A Brief Q&A On Sarbanes-Oxley Compliance

Editor: Why is the control environment so important to an effective compliance system?

Scofield: The COSO* model has the control environment as the foundation for any successful compliance system. Having built a strong system for compliance on the control environment, then everyone within the organization knows what is important and understands its policies and procedures. Workers are more likely to act in the best interest of the organization because they know the consequences of not following those policies and procedures.

The corporate scandals that occurred were the result of companies that did not have the proper control environment, or the proper "tone at the top," in place. The importance of the control environment and the image that an organization gives to the outside world is critical - it cannot just be words. It must be followed up with actions. The concepts behind the "whistleblower policies" and code of ethics must be communicated to employees so they understand that management has strong ethics and wants those taken seriously.

When an external auditor discovers that employees within an organization do not know that a code of ethics exists, this is tantamount to acknowledging that the organization does not have an effective control environment in place. The same is true of organizations where employees perceive an environment where the ethical standards do not appear to apply to top management. Establishing the proper tone is something that every organization should do because it will convey the message that ethical behavior is something that management takes seriously.

With the proper control environment in place, management will want to implement a high risk assessment strategy. They can then begin to understand the control activities that need to be in place to mitigate those risks. These three functions - control environment, risk assessment and control activities comprise the majority of what Sarbanes-Oxley requires.

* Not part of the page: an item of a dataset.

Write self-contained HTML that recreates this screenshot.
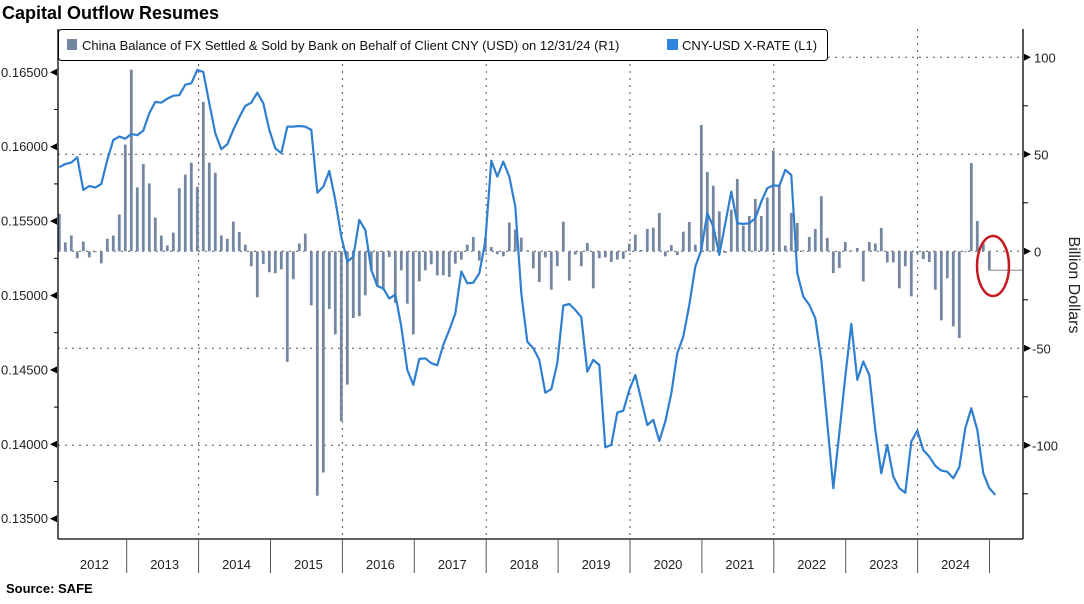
<!DOCTYPE html>
<html><head><meta charset="utf-8">
<style>
html,body{margin:0;padding:0;background:#fff;}
body{width:1084px;height:599px;overflow:hidden;font-family:"Liberation Sans",sans-serif;}
svg text{font-family:"Liberation Sans",sans-serif;}
</style></head>
<body>
<svg id="chart" width="1084" height="599" viewBox="0 0 1084 599" xmlns="http://www.w3.org/2000/svg">
  <text x="2" y="19" font-size="18" font-weight="bold" fill="#000">Capital Outflow Resumes</text>
  <text x="6" y="593" font-size="13" font-weight="bold" fill="#000">Source:  SAFE</text>
  <g id="grid"></g>
  <g id="bars"></g>
  <g id="line"></g>
  <g id="axes"></g>
  <g>
    <rect x="58.5" y="29.5" width="769" height="31" rx="3" fill="#fff" stroke="#000" stroke-width="1"/>
    <rect x="67" y="39" width="10" height="11" fill="#7587a0"/>
    <text x="82" y="50" font-size="13" fill="#111">China Balance of FX Settled &amp; Sold by Bank on Behalf of Client CNY (USD)  on 12/31/24 (R1)</text>
    <rect x="667" y="39" width="11" height="11" fill="#2f86e0"/>
    <text x="682" y="50" font-size="13" fill="#111">CNY-USD X-RATE  (L1)</text>
  </g>
  <text transform="translate(1069,285) rotate(90)" text-anchor="middle" font-size="16" fill="#222">Billion Dollars</text>
  <ellipse cx="993" cy="266" rx="16" ry="30" fill="none" stroke="#c41a1f" stroke-width="2.5"/>
</svg>
<script>
const years = ["2012","2013","2014","2015","2016","2017","2018","2019","2020","2021","2022","2023","2024"];
const leftTicks = [0.135,0.140,0.145,0.150,0.155,0.160,0.165];
const leftTickLabels = ["0.13500","0.14000","0.14500","0.15000","0.15500","0.16000","0.16500"];
const rightTicks = [-100,-50,0,50,100];
const rightTickLabels = ["-100","-50","0","50","100"];
const fxBalance = [19.4,4.6,8.2,-3.6,5,-3.1,-0.5,-6.2,6.5,8.1,19,55,93.6,33,45,35,17.4,8.1,3,9.6,32.5,39.5,45.7,33.3,77,45.7,40.5,8.2,6.5,15.3,10,3.4,-7.7,-23.7,-6.5,-10.8,-11.3,-9.3,-57,-14.4,
4,9.1,-27.8,-126,-114,-29.7,-42.8,-87.6,-68.7,-34.4,-33.5,-22.7,-9.5,-18,-19.8,-3,-26.6,-9.8,-27,-42.8,-15.5,-9.8,-6.7,-12.4,-12.4,-13.2,-6.4,-4.3,3.4,7.4,-4.8,6.9,2.2,-1.5,-2.6,14.8,11.2,7,0.5,
-8.8,-15.8,-3.1,-19.8,-7.7,15.3,-15.1,-1.7,-7.7,4.3,-19.1,-3.6,-3.1,-5.5,-4.3,-3.9,3.9,8.6,0.7,11.5,12.2,19.8,-2.6,3.2,-2,10.1,15.1,3.4,65.1,40.9,33.8,20.6,-0.9,21.5,37.3,13.2,18.2,27,18.2,27.7,51.9,
33.5,2.9,19.8,14.6,0.5,7.4,11.5,28.4,6.9,-11.2,-8.6,4.8,0.5,1.7,-15.5,4.8,4,12,-5.7,-5.7,-19.1,-7.7,-23.2,-1,-4,-5.5,-19.8,-35.6,-13.9,-38.7,-44.7,-0.5,45.5,15.6,4,-9.8];
const cnyUsd = [0.15862,0.15884,0.15893,0.15929,0.15709,0.15736,0.15725,0.15750,0.15911,0.16045,0.16068,0.16054,0.16086,0.16077,0.16108,0.16225,0.16301,0.16296,0.16323,0.16343,0.16346,0.16417,0.16426,0.16516,0.16502,0.16292,0.16090,0.15983,0.16016,0.16113,0.16198,0.16274,0.16296,0.16363,0.16292,0.16113,0.15989,0.15956,0.16135,0.16135,
0.16139,0.16135,0.16113,0.15691,0.15732,0.15837,0.15642,0.15396,0.15228,0.15261,0.15508,0.15441,0.15172,0.15064,0.15048,0.14979,0.15006,0.14791,0.14500,0.14399,0.14574,0.14578,0.14545,0.14531,0.14668,0.14768,0.14880,0.15161,0.15082,0.15087,0.15149,0.15362,0.15906,0.15799,0.15900,0.15799,0.15597,0.15015,0.14690,0.14645,
0.14567,0.14347,0.14370,0.14545,0.14932,0.14943,0.14903,0.14854,0.14489,0.14567,0.14533,0.13980,0.13996,0.14213,0.14226,0.14365,0.14466,0.14298,0.14130,0.14164,0.14023,0.14153,0.14343,0.14612,0.14724,0.14937,0.15194,0.15306,0.15553,0.15463,0.15273,0.15485,0.15698,0.15485,0.15481,0.15485,0.15519,0.15631,0.15721,0.15741,
0.15736,0.15844,0.15810,0.15149,0.14993,0.14937,0.14847,0.14567,0.14141,0.13705,0.14074,0.14455,0.14809,0.14433,0.14556,0.14466,0.14097,0.13805,0.13996,0.13783,0.13705,0.13675,0.14018,0.14092,0.13962,0.13917,0.13855,0.13823,0.13816,0.13772,0.13846,0.14108,0.14242,0.14097,0.13805,0.13705,0.13660];

const NS="http://www.w3.org/2000/svg";
const L=58, R=1023, T=29, B=539;
function xIdx(i){ return 59.3 + i*6.0; }
function yearX(k){ return 54.8 + k*71.9; }
function yL(v){ return 72.3 + (0.165 - v)*14880; }
function yR(v){ return 251.3 - v*1.94; }
function mk(tag, attrs, parent){
  const e=document.createElementNS(NS,tag);
  for(const k in attrs) e.setAttribute(k, attrs[k]);
  parent.appendChild(e); return e;
}
const grid=document.getElementById('grid'), bars=document.getElementById('bars'), lineG=document.getElementById('line'), axes=document.getElementById('axes');

// horizontal gridlines (right axis)
rightTicks.forEach(function(v){
  const y=yR(v);
  const g=mk('line',{x1:(v===100?828:L),x2:R,y1:y,y2:y,stroke:'#555','stroke-width':1,'stroke-dasharray':'2,5'},grid);
  
  
});
// vertical gridlines every other year
for(let k=2;k<years.length;k+=2){
  const x=yearX(k);
  const g=mk('line',{x1:x,x2:x,y1:T,y2:B,stroke:'#555','stroke-width':1,'stroke-dasharray':'2,5'},grid);
  
  
}
// bars
fxBalance.forEach(function(v,i){
  const x=xIdx(i), y0=yR(0), y1=yR(v);
  const b=mk('rect',{x:x-1.4,y:Math.min(y0,y1),width:2.8,height:Math.max(0.8,Math.abs(y1-y0)),fill:'#7587a0'},bars);
  
  
});
// last value marker
const lastI=fxBalance.length-1;
const lm=mk('line',{x1:xIdx(lastI),x2:R,y1:yR(fxBalance[lastI]),y2:yR(fxBalance[lastI]),stroke:'#888','stroke-width':1},bars);


// line
const pts=cnyUsd.map(function(v,i){return xIdx(i).toFixed(1)+','+yL(v).toFixed(1);}).join(' ');
const pl=mk('polyline',{points:pts,fill:'none',stroke:'#2f7fd0','stroke-width':2.2,'stroke-linejoin':'round'},lineG);



// axes
const a1=mk('line',{x1:L,x2:L,y1:T,y2:B,stroke:'#000','stroke-width':1.3},axes);


const a2=mk('line',{x1:R,x2:R,y1:T,y2:B,stroke:'#000','stroke-width':1.3},axes);


const a3=mk('line',{x1:L,x2:R,y1:B,y2:B,stroke:'#000','stroke-width':1.3},axes);



leftTicks.forEach(function(v,k){
  const y=yL(v);
  const m=mk('polygon',{points:(L-1)+','+(y-3.5)+' '+(L-1)+','+(y+3.5)+' '+(L-8)+','+y,fill:'#000'},axes);
  
  
  const t=mk('text',{x:L-10,y:y+4.5,'text-anchor':'end','font-size':13,fill:'#222'},axes);
  t.textContent=leftTickLabels[k];
  
  
  if(k<leftTicks.length-1){
    const ym=yL(v+0.0025);
    const mn=mk('line',{x1:L-4,x2:L,y1:ym,y2:ym,stroke:'#000','stroke-width':1},axes);
    
    
  }
});
rightTicks.forEach(function(v,k){
  const y=yR(v);
  const m=mk('polygon',{points:(R+1)+','+(y-3.5)+' '+(R+1)+','+(y+3.5)+' '+(R+8)+','+y,fill:'#000'},axes);
  
  
  const t=mk('text',{x:R+(v<0?9:11),y:y+5,'font-size':13,fill:'#222'},axes);
  t.textContent=rightTickLabels[k];
  
  
});
[-125,-75,-25,25,75].forEach(function(v){
  const y=yR(v);
  const mn=mk('line',{x1:R,x2:R+5,y1:y,y2:y,stroke:'#000','stroke-width':1},axes);
  
  
});
years.forEach(function(yr,k){
  const xs=Math.max(L,yearX(k)), xe=yearX(k+1);
  const t=mk('text',{x:(xs+xe)/2+2,y:569,'text-anchor':'middle','font-size':13,fill:'#222'},axes);
  t.textContent=yr;
  
  
  const tk=mk('line',{x1:xe,x2:xe,y1:B,y2:573,stroke:'#555','stroke-width':1},axes);
  
  
});
</script>
</body></html>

Finally, there must be an effective monitoring program so that management knows that the controls are working properly. In order to be successful, a company must view compliance as a moving target that needs constant monitoring.

Editor: How does a company test its controls, especially to prove to an external auditor that it has proper controls?

Scofield: A company needs to understand when it needs to set up and test controls. Quarterly testing may be too expensive for smaller organizations so they may need to develop their own testing schedules that make sense for them and that will provide accurate results.

Companies also need to understand what their external auditors look for. There needs to be an open discussion with the external auditors when first instituting new compliance efforts, so the company and its external auditors can be of one mind on the important key areas within the compliance framework. If the organization has hired an outside consultant, that party should be present during these meetings. The discussion will allow them to determine which controls need to be tested, when and how often that testing should occur.

The generally accepted methodology for testing is that most automated controls need to be tested once to show they work effectively. Manual controls need to be tested with a higher sample size because there is more risk for human error. An organization may want to consider process improvement in the manual testing area because the cost for testing automated controls is less than the cost for testing manual controls.

Editor: What is meant by the term, "risk-based approach" and how does it influence the nature, timing and extent of testing?

Scofield: A risk-based approach looks at the risks found in each organization. There are financial reporting risks that are found in every organization which must always be mitigated. However, there are also risks that are unique to an individual company. Applying the same compliance system that exists in one organization to another may mitigate the common risks but will not reduce the risks unique to the organization.

* COSO is an acronym for Committee of Sponsoring Organizations of the Treadway Commission, frequently referred to as the Treadway Commission.